Biography of Andreas Gursky
Andreas Gursky’s stunning large-scale digital images have made him the pre-eminent photographer of our times. His spectacular vision of the world could be said to have invented an entirely new photographic language and reinvented the way in which we view picture making.
His working method is highly original, at times he constructs and alters the very subject he is photographing. “All my pictures are based on a direct visual experience from which I develop an idea for a picture, which is subjected to testing in the studio and eventually worked on and precised at the computer”. Meticulously researched and densely packed, Gursky creates a unique blend of fiction and reality, and often one has no way of knowing whether the image has been manipulated or not.
Born in Leipzig in 1955, Andreas Gursky’s father set up a photography studio in Düsseldorf where he introduced his son to the equipment and techniques of image making. Gursky enrolled in a photography course at the Folkwang University of the Arts in Essen, and then in 1981 attended the famous Kunstakademie Düsseldorf under the tutelage of Bernd and Hilla Becher. His fellow students included the now prominent photographers, Thomas Ruff, Candida Höfer, and Thomas Struth.
It was not until the 1992 that Andreas Gursky moved into digital photography and realised the astounding possibilities now open to him through digital manipulation. By splicing multiple images together and combining the details from two separate perspectives, suddenly staggering new formats and scales could be achieved. Often taking his photographs from an aerial perspective, Andreas Gursky’s voluminous landscapes coincided with photography’s rise in popularity in the early 90s.

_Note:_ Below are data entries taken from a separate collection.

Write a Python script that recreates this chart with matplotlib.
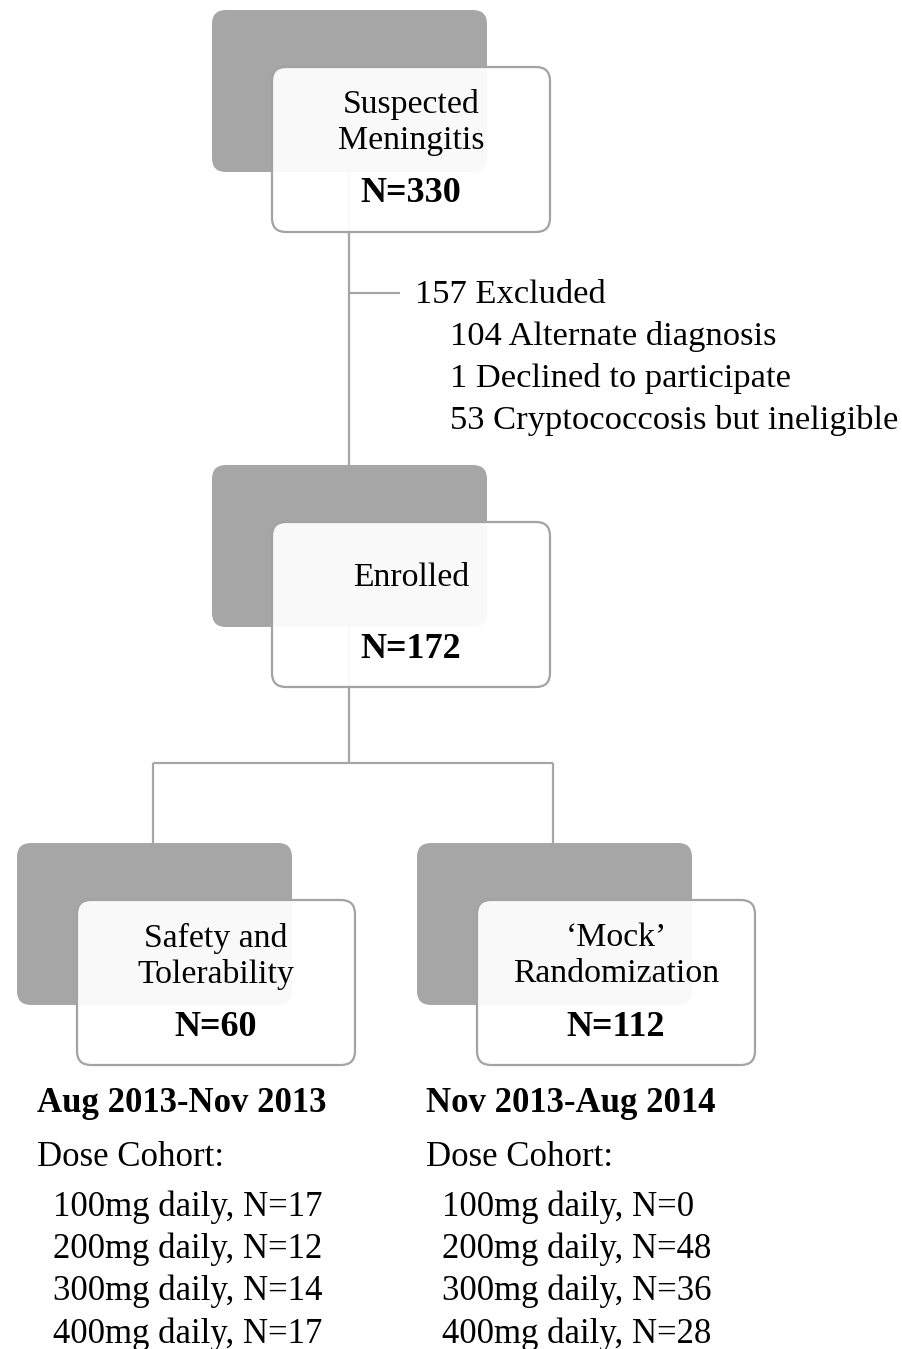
import matplotlib
matplotlib.use("Agg")
import matplotlib.pyplot as plt
from matplotlib.patches import FancyBboxPatch

# ---- data ----
box_titles = [["Suspected", "Meningitis"], ["Enrolled"],
              ["Safety and", "Tolerability"], ["\u2018Mock\u2019", "Randomization"]]
box_counts = [330, 172, 60, 112]
excluded_total = 157
excluded_reasons = ["104 Alternate diagnosis", "1 Declined to participate",
                    "53 Cryptococcosis but ineligible"]
periods = ["Aug 2013-Nov 2013", "Nov 2013-Aug 2014"]
doses = ["100mg", "200mg", "300mg", "400mg"]
cohort_safety = [17, 12, 14, 17]
cohort_mock = [0, 48, 36, 28]

W, H = 903, 1349
fig = plt.figure(figsize=(W / 100, H / 100), dpi=100)
ax = fig.add_axes([0, 0, 1, 1])
ax.set_xlim(0, W)
ax.set_ylim(H, 0)
ax.axis("off")

FONT = "Liberation Serif"
GREY = "#a6a6a6"
EDGE = "#a3a3a3"
LINE = "#a6a6a6"
FS_TITLE = 24.3
FS_N = 26
FS_EXC = 24.8
FS_BOT = 25

def rbox(x0, y0, x1, y1, face, edge, lw, z):
    p = FancyBboxPatch((x0, y0), x1 - x0, y1 - y0,
                       boxstyle="round,pad=0,rounding_size=14",
                       facecolor=face, edgecolor=edge, linewidth=lw, zorder=z)
    ax.add_patch(p)

def node(bx, by, titles, count):
    rbox(bx, by, bx + 275, by + 162, GREY, "none", 0, 1)
    fx, fy = bx + 60, by + 57
    rbox(fx, fy, fx + 278, fy + 165, (1, 1, 1, 0.94), EDGE, 1.6, 3)
    cx = fx + 139
    if len(titles) == 2:
        ys = [fy + 38, fy + 74]
    else:
        ys = [fy + 56]
    for t, y in zip(titles, ys):
        ax.text(cx, y, t, ha="center", va="center", fontsize=FS_TITLE,
                family=FONT, zorder=4)
    ax.text(cx, fy + 127, f"N={count}", ha="center", va="center",
            fontsize=FS_N, family=FONT, fontweight="bold", zorder=4)

positions = [(212, 10), (212, 465), (17, 843), (417, 843)]

lk = dict(color=LINE, linewidth=1.6, zorder=2, solid_capstyle="butt")
ax.plot([349, 349], [172, 465], **lk)
ax.plot([349, 400], [293, 293], **lk)
ax.plot([349, 349], [627, 763], **lk)
ax.plot([153, 553], [763, 763], **lk)
ax.plot([153, 153], [763, 843], **lk)
ax.plot([553, 553], [763, 843], **lk)

for (bx, by), t, n in zip(positions, box_titles, box_counts):
    node(bx, by, t, n)

ax.text(415, 295, f"{excluded_total} Excluded", ha="left", va="center",
        fontsize=FS_EXC, family=FONT)
for i, r in enumerate(excluded_reasons):
    ax.text(450, 337 + 42 * i, r, ha="left", va="center",
            fontsize=FS_EXC, family=FONT)

for x0, period, counts in zip([37, 426], periods, [cohort_safety, cohort_mock]):
    ax.text(x0, 1103, period, ha="left", va="center", fontsize=FS_BOT,
            family=FONT, fontweight="bold")
    ax.text(x0, 1157, "Dose Cohort:", ha="left", va="center", fontsize=FS_BOT,
            family=FONT)
    for i, (d, c) in enumerate(zip(doses, counts)):
        ax.text(x0 + 16, 1207 + 42.3 * i, f"{d} daily, N={c}", ha="left",
                va="center", fontsize=FS_BOT, family=FONT)

fig.savefig("out.png", dpi=100, facecolor="white")
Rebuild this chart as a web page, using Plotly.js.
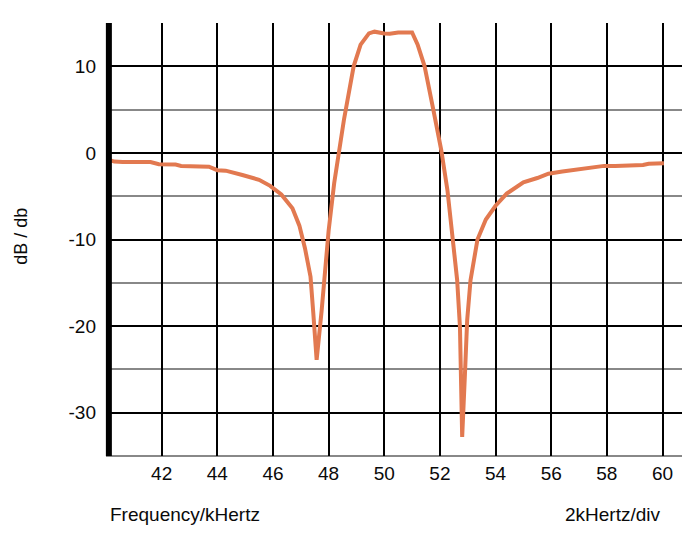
<!DOCTYPE html>
<html>
<head>
<meta charset="utf-8">
<script src="https://cdn.plot.ly/plotly-3.0.1.min.js"></script>
<style>
  html, body { margin: 0; padding: 0; background: #fff; }
  #plot { width: 700px; height: 550px; }
</style>
</head>
<body>
<div id="plot"></div>
<script>
// frequency response (kHz, dB)
var freqKHz = [40.0, 40.3, 40.6, 41.0, 41.6, 41.9, 42.5, 42.7, 43.2, 43.7,
               44.0, 44.3, 44.9, 45.5, 45.9, 46.3, 46.7, 46.95, 47.15, 47.35,
               47.45, 47.57, 47.75, 47.9, 48.0, 48.2, 48.55, 48.9, 49.15, 49.45,
               49.65, 50.0, 50.2, 50.5, 51.0, 51.2, 51.45, 51.75, 52.05, 52.27,
               52.45, 52.62, 52.72, 52.76, 52.8, 52.9, 52.98, 53.1, 53.35, 53.65,
               54.0, 54.4, 55.0, 55.5, 55.9, 56.4, 57.1, 57.9, 58.3, 59.3,
               59.5, 60.05];
var gainDb = [-0.7, -1.0, -1.05, -1.05, -1.05, -1.3, -1.35, -1.5, -1.55, -1.6,
              -2.0, -2.05, -2.55, -3.1, -3.8, -4.8, -6.4, -8.4, -11.0, -14.3,
              -18.5, -23.9, -18.2, -12.0, -9.0, -3.5, 3.8, 10.0, 12.5, 13.8,
              14.0, 13.8, 13.75, 13.9, 13.9, 12.5, 10.0, 5.2, 0.3, -4.3,
              -10.0, -14.7, -20.1, -25.5, -32.8, -25.5, -19.3, -14.7, -10.0, -7.7,
              -6.1, -4.7, -3.4, -2.9, -2.4, -2.15, -1.8, -1.5, -1.5, -1.4,
              -1.25, -1.2];

var xTicks = [42, 44, 46, 48, 50, 52, 54, 56, 58, 60];
var yTicks = [-30, -20, -10, 0, 10];
var yTickText = ['-30', '-20', '-10', '0', '10'];   // plain hyphen like the original
var yMinorTicks = [-35, -25, -15, -5, 5];

var fontFam = 'Liberation Sans, Arial, sans-serif';

var traces = [{
  x: freqKHz,
  y: gainDb,
  type: 'scatter',
  mode: 'lines',
  line: {color: 'rgb(226,121,80)', width: 4},
  hoverinfo: 'x+y'
}];

var layout = {
  width: 700,
  height: 550,
  margin: {l: 106, r: 18, t: 23, b: 94, pad: 0},
  paper_bgcolor: '#ffffff',
  plot_bgcolor: '#ffffff',
  showlegend: false,
  font: {family: fontFam, size: 19, color: '#0a0a0a'},
  xaxis: {
    range: [40, 60.7],
    tickmode: 'array',
    tickvals: xTicks,
    ticks: '',
    showgrid: true,
    gridcolor: '#000000',
    gridwidth: 2,
    zeroline: false,
    showline: false,
    ticklabelstandoff: 4,
    tickfont: {size: 19, color: '#0a0a0a'}
  },
  yaxis: {
    range: [-35, 15],
    tickmode: 'array',
    tickvals: yTicks,
    ticktext: yTickText,
    ticks: '',
    showgrid: true,
    gridcolor: '#000000',
    gridwidth: 2,
    minor: {
      tickmode: 'array',
      tickvals: yMinorTicks,
      showgrid: true,
      gridcolor: '#888888',
      gridwidth: 2
    },
    zeroline: false,
    showline: false,
    ticklabelstandoff: 9,
    tickfont: {size: 19, color: '#0a0a0a'}
  },
  shapes: [
    // grey line along the bottom edge (-35)
    {type: 'line', xref: 'paper', yref: 'paper', x0: 0, x1: 1, y0: 0, y1: 0,
     line: {color: '#888888', width: 2}, layer: 'below'},
    // heavy left axis bar
    {type: 'line', xref: 'paper', yref: 'paper', x0: 0.005, x1: 0.005, y0: 0, y1: 1,
     line: {color: '#000000', width: 6}, layer: 'above'}
  ],
  annotations: [
    {text: 'dB / db', xref: 'paper', yref: 'paper', x: -0.148, y: 0.508,
     xanchor: 'center', yanchor: 'middle', textangle: -90, showarrow: false,
     font: {size: 18, color: '#0a0a0a'}},
    {text: 'Frequency/kHertz', xref: 'paper', yref: 'paper', x: 0.003, y: -0.136,
     xanchor: 'left', yanchor: 'middle', showarrow: false,
     font: {size: 19, color: '#0a0a0a'}},
    {text: '2kHertz/div', xref: 'paper', yref: 'paper', x: 0.967, y: -0.136,
     xanchor: 'right', yanchor: 'middle', showarrow: false,
     font: {size: 19, color: '#0a0a0a'}}
  ]
};

var config = {staticPlot: true, displayModeBar: false};

Plotly.newPlot('plot', traces, layout, config);
</script>
</body>
</html>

Much of Andreas Gursky’s work is inspired by his fascination with collective forms of existence; depicting enormous man-made structures, vast gatherings, and collections of people in such things as factories, raves, and dockyards. The vast array of contemporary life is Gursky’s subject matter, as well as the changes occurring as a result of globalization, and humans’ changing relationship with the natural world.
There is something about the work of Andreas Gursky that is instantly recognizable—a distinct style which is considered rare in photography. His work is dispassionately detached, non-political, and requires the viewer to formulate their own response.
Working on just 8 images a year, the photographer has found his artworks are hugely in demand. Rhine II, 1999, sold for a record $4.3 million in 2011 at Christie’s New York. The work is a disorientating masterpiece, that appears as both a straightforward view of a stretch of water, but also as an abstract configuration of horizontal strips of color.
Andreas Gursky’s artwork has been exhibited around the world and his latest show at the Hayward Gallery in London, in 2018, is a large retrospective featuring more than 70 works. He has also had large shows at the Museum Frieder Burda in Baden-Baden and perhaps most significantly a retrospective of his work at MoMA, New York which travelled on to the Centre Pompidou in Paris. He has been involved in two Venice Biennales in 1990 and 2004. Gursky’s work features in many of the world’s most high-profile museums including MoMA in New York, and Tate Modern in London.